I had never been on a snowmobile before, and much like the rest of my life, I didn’t ask too many questions before I signed on for this activity—I showed up and figured it out along the way. I hopped on, hopeful that the path was manageable.

It wasn’t. It was a fire road on the mountain that felt like the width of a twin-sized bed. As we ascended, my vision impinged by sleet, I concentrated on counterbalancing the sharp curves as I calculated the amount of time it would take for rescuers to find my body. 20 minutes in, I relaxed and gunned the vehicle. My newfound confidence was costly and I landed in a snowdrift.
“Are you ok?” Paul asked as he stopped in front of me. “The guide said we could rest a bit before mushing.”
“There’d better be hot chocolate when we get there,” I muttered.
I followed them at a slow pace and breathed a sigh of relief once we arrived at another field. A small caravan was parked to the side. I powered off the snowmobile and expected a hot beverage to come shortly. My expectations, once again, were not met.
Three people on dogsleds arrived and my heart sank with the realization that our tardiness meant that the huskies—smaller and leaner than their photos on social media—were less perky and nimble. Patrick, Paul and I huddled.
“Can those dogs handle us?” Patrick asked.
“I told them we were ‘American sized,’” Paul said.
I counted the dogs hitched to each sled. “Four dogs each? That’s not enough,” I said.
A guide we hadn’t seen before arrived, lugging a black nylon sled, markedly different from the sleek wood ones occupied by the previous patrons, along with two other dogs.
“Maybe they’re bringing more for each of us,” Patrick said.
Paul shook his head. “I don’t think so.”
The new guide, John, a compact man I presumed was the dogs’ keeper and therefore the alpha, proceeded to give us bilingual instructions as the rest of the guides placed Paul first and me second as Patrick rounded up the rear with the black sled and five dogs.
“Remember, help the dogs el curva,” John said, grazing the ball of his foot into the snow several times. “Say, ‘vamos.’”
The rest of the work seemed simple enough. The middle metal brace served as a brake with grated teeth that tethered to the ground and required the full weight of one’s boot to employ a full stop. It was also a way to slow down, through a series of measured, consistent pumps.
I was ready to rush headlong into the open field, stretches of fresh snow ahead of me.
“Ok, now we go up the mountain,” John said.
“I’m sorry, what?” I asked.
“We’re going up the mountain,” Patrick said. “Weren’t you listening?”
“I thought we were doing the mushing here,” I said.
“We’re going further up the mountain,” Paul said.

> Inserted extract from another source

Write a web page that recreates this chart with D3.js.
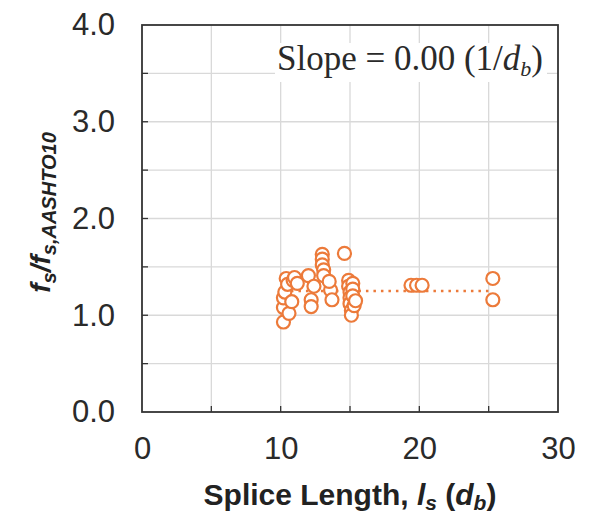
<!DOCTYPE html>
<html>
<head>
<meta charset="utf-8">
<script src="https://cdn.jsdelivr.net/npm/d3@7"></script>
<style>
  body { margin: 0; background: #fff; }
</style>
</head>
<body>
<script>
// svg size
var svgWidth = 592;
var svgHeight = 525;

// plot area
var margin = { top: 25, right: 34, bottom: 113, left: 142 };
var width = svgWidth - margin.left - margin.right;
var height = svgHeight - margin.top - margin.bottom;

// data
var spliceLength = [10.2, 10.2, 10.2, 10.3, 10.4, 10.5, 10.6, 10.8, 10.9, 11.0, 11.2,
  12.0, 12.2, 12.2, 12.4, 13.0, 13.0, 13.0, 13.1, 13.1, 13.6, 13.7, 13.5,
  14.6, 14.9, 14.9, 15.0, 15.0, 15.0, 15.1, 15.1, 15.2, 15.2, 15.2, 15.3, 15.4,
  19.4, 19.8, 20.2, 25.3, 25.3];
var stressRatio = [0.93, 1.08, 1.18, 1.24, 1.38, 1.32, 1.02, 1.14, 1.36, 1.39, 1.33,
  1.41, 1.16, 1.09, 1.30, 1.63, 1.58, 1.52, 1.47, 1.41, 1.26, 1.16, 1.35,
  1.64, 1.36, 1.30, 1.24, 1.18, 1.12, 1.05, 1.00, 1.33, 1.27, 1.20, 1.10, 1.15,
  1.31, 1.31, 1.31, 1.38, 1.16];
var trendValue = 1.25;
var trendRange = [10.2, 25.3];

var xTicks = [0, 10, 20, 30];
var xGrid = [5, 10, 15, 20, 25];
var yTicks = [0, 1, 2, 3, 4];
var yGrid = [0.5, 1, 1.5, 2, 2.5, 3, 3.5];

var orange = "#ec7a3a";
var sansFont = "'Liberation Sans', Arial, sans-serif";

var svg = d3.select("body")
  .append("svg")
  .attr("width", svgWidth)
  .attr("height", svgHeight);

var chartGroup = svg.append("g")
  .attr("transform", `translate(${margin.left}, ${margin.top})`);

var xScale = d3.scaleLinear().domain([0, 30]).range([0, width]);
var yScale = d3.scaleLinear().domain([0, 4]).range([height, 0]);

// grid lines
chartGroup.selectAll(".vgrid")
  .data(xGrid)
  .enter()
  .append("line")
  .attr("x1", d => xScale(d))
  .attr("x2", d => xScale(d))
  .attr("y1", 0)
  .attr("y2", height)
  .attr("stroke", "#d9d9d9")
  .attr("stroke-width", 1.3);

chartGroup.selectAll(".hgrid")
  .data(yGrid)
  .enter()
  .append("line")
  .attr("x1", 0)
  .attr("x2", width)
  .attr("y1", d => yScale(d))
  .attr("y2", d => yScale(d))
  .attr("stroke", "#d9d9d9")
  .attr("stroke-width", 1.3);

// slope label on a white box
chartGroup.append("rect")
  .attr("x", 133)
  .attr("y", 18)
  .attr("width", 272)
  .attr("height", 39)
  .attr("fill", "#fff");
var slopeText = chartGroup.append("text")
  .attr("x", width - 15)
  .attr("y", 45)
  .attr("text-anchor", "end")
  .attr("font-family", "'Liberation Serif', 'Times New Roman', serif")
  .attr("font-size", "35px")
  .attr("fill", "#2a2a2a");
slopeText.append("tspan").text("Slope = 0.00 (1/");
slopeText.append("tspan").attr("font-style", "italic").text("d");
slopeText.append("tspan").attr("font-style", "italic").attr("font-size", "22px").attr("dy", 6).text("b");
slopeText.append("tspan").attr("dy", -6).text(")");

// trend line
chartGroup.append("line")
  .attr("x1", xScale(trendRange[0]))
  .attr("x2", xScale(trendRange[1]))
  .attr("y1", yScale(trendValue))
  .attr("y2", yScale(trendValue))
  .attr("stroke", orange)
  .attr("stroke-width", 2.5)
  .attr("stroke-dasharray", "2.5,5");

// points
chartGroup.selectAll("circle")
  .data(spliceLength)
  .enter()
  .append("circle")
  .attr("cx", d => xScale(d))
  .attr("cy", (d, i) => yScale(stressRatio[i]))
  .attr("r", 6.5)
  .attr("fill", "#fff")
  .attr("stroke", orange)
  .attr("stroke-width", 2.2);

// axes
var bottomAxis = d3.axisBottom(xScale)
  .tickValues(xTicks)
  .tickFormat(d3.format("d"))
  .tickSize(0)
  .tickPadding(25);
var leftAxis = d3.axisLeft(yScale)
  .tickValues(yTicks)
  .tickFormat(d3.format(".1f"))
  .tickSize(0)
  .tickPadding(27);

var xAxis = chartGroup.append("g")
  .attr("transform", `translate(0, ${height})`)
  .call(bottomAxis);
var yAxis = chartGroup.append("g")
  .call(leftAxis);

[xAxis, yAxis].forEach(function(ax) {
  ax.select(".domain").remove();
  ax.selectAll("text")
    .attr("font-family", sansFont)
    .attr("font-size", "31px")
    .attr("fill", "#2a2a2a");
});

// inner tick marks
chartGroup.selectAll(".xtick")
  .data(xGrid)
  .enter()
  .append("line")
  .attr("x1", d => xScale(d))
  .attr("x2", d => xScale(d))
  .attr("y1", height)
  .attr("y2", height - 6)
  .attr("stroke", "#333")
  .attr("stroke-width", 1.3);
chartGroup.selectAll(".ytick")
  .data(yGrid)
  .enter()
  .append("line")
  .attr("x1", 0)
  .attr("x2", 6)
  .attr("y1", d => yScale(d))
  .attr("y2", d => yScale(d))
  .attr("stroke", "#333")
  .attr("stroke-width", 1.3);

// frame
chartGroup.append("rect")
  .attr("width", width)
  .attr("height", height)
  .attr("fill", "none")
  .attr("stroke", "#333")
  .attr("stroke-width", 1.8);

// x title
var xTitle = svg.append("text")
  .attr("x", margin.left + width / 2)
  .attr("y", 505)
  .attr("text-anchor", "middle")
  .attr("font-family", sansFont)
  .attr("font-weight", "bold")
  .attr("font-size", "30px")
  .attr("fill", "#222");
xTitle.append("tspan").text("Splice Length, ");
xTitle.append("tspan").attr("font-style", "italic").text("l");
xTitle.append("tspan").attr("font-style", "italic").attr("font-size", "21px").attr("dy", 5).text("s");
xTitle.append("tspan").attr("dy", -5).text(" (");
xTitle.append("tspan").attr("font-style", "italic").text("d");
xTitle.append("tspan").attr("font-style", "italic").attr("font-size", "21px").attr("dy", 5).text("b");
xTitle.append("tspan").attr("dy", -5).text(")");

// y title
var yTitle = svg.append("text")
  .attr("transform", `translate(50, ${margin.top + height / 2 - 6}) rotate(-90)`)
  .attr("text-anchor", "middle")
  .attr("font-family", sansFont)
  .attr("font-weight", "bold")
  .attr("font-style", "italic")
  .attr("font-size", "28px")
  .attr("fill", "#222");
yTitle.append("tspan").text("f");
yTitle.append("tspan").attr("font-size", "20px").attr("dy", 6).text("s");
yTitle.append("tspan").attr("dy", -6).text("/f");
yTitle.append("tspan").attr("font-size", "20px").attr("dy", 6).text("s,AASHTO10");
</script>
</body>
</html>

“Is it going to be like the road that we went up on with the snowmobiles?” I asked.
Paul asked the guide in Spanish. “Yes and no,” Paul said. “Did you just want to stay here?”
The sleet had turned into a snowstorm. I debated whether the four dogs pulling my sled would be more or less controllable than the snowmobile. Patrick went up to me. “It’s ok if you want to stay here,” he said. “Maybe one of us can stay with you.” I couldn’t let them miss out because I was feeling lazy. “Nah, let’s do it,” I said. “Vamos!”
Nothing happened. The dogs didn’t move. Instead, they were licking the small piles of snow around them.
“Are they thirsty?” I asked John.
He didn’t answer. Instead, he ran the length of the three dogsleds as he yelled, “Vamos, chicos!”
Eventually, the dogs were up and running. Until my pack stopped to examine the markings left behind by the one in front of them.
Patrick eventually caught up with me. “Why’d you stop?”
I gestured to my pack, gleefully preoccupied by the snowbank closer to the face of the mountain.

Suddenly, Patrick’s top dog started growling; a cream-colored beauty with gray eyes, she was the pick of the litter and knew it. She moved closer, causing everyone’s ropes to get entangled. Soon, all nine dogs were barking at each other.
“Sierra!” John yelled. He moved closer and motioned to another guide on a snowmobile. They calmed down each dog and detangled the ropes.
The rest of the climb was strenuous; my foot kept getting caught in 5 inches of fresh powder as the dogs kept stopping to lick snow. John kept a running pace beside me.
“I’m getting tired,” I said.
“Me, too,” he said. I realized this was why he kept a lanky frame. He probably spent most of the winter running beside overindulged tourists whose expectations weren’t exactly being met, like me. I felt the familiar combination of ennui, FOMO and guilt, so I shook it all off, determined to finish the rest of the activity.
“Vamos, chicos,” I said, as I pedaled the snow with my foot. It was like riding a skateboard. The dogs responded, keeping a good pace. It was arduous work in multiple layers of clothing and copious streaks of perspiration were running everywhere.
At last, we reached the top. Far beyond the treeline, the air thinner as we worked to catch our breaths, none of us said a word as we observed the craggy peaks of the Aragon Pyrenees, stark and chalky against the gray sky, limned here and there with the colors of the mountain range. The usual superlatives about the beauty of nature notwithstanding, I was more than ready to get started on the journey downhill. John reminded us to pump the brakes on our way down.
“Why?” I asked as I detached the brakes from the ground.
The dogs’ sudden movement answered me. Downhill, they didn’t need any encouragement, as they raced without any inhibitions. To say that the feeling was glorious is an understatement. All previous labors were forgotten as I found speed and sure footing in a snowstorm. The sheer drop of the mountains below were of no consequence. Here was my Iditarod fantasy fulfilled.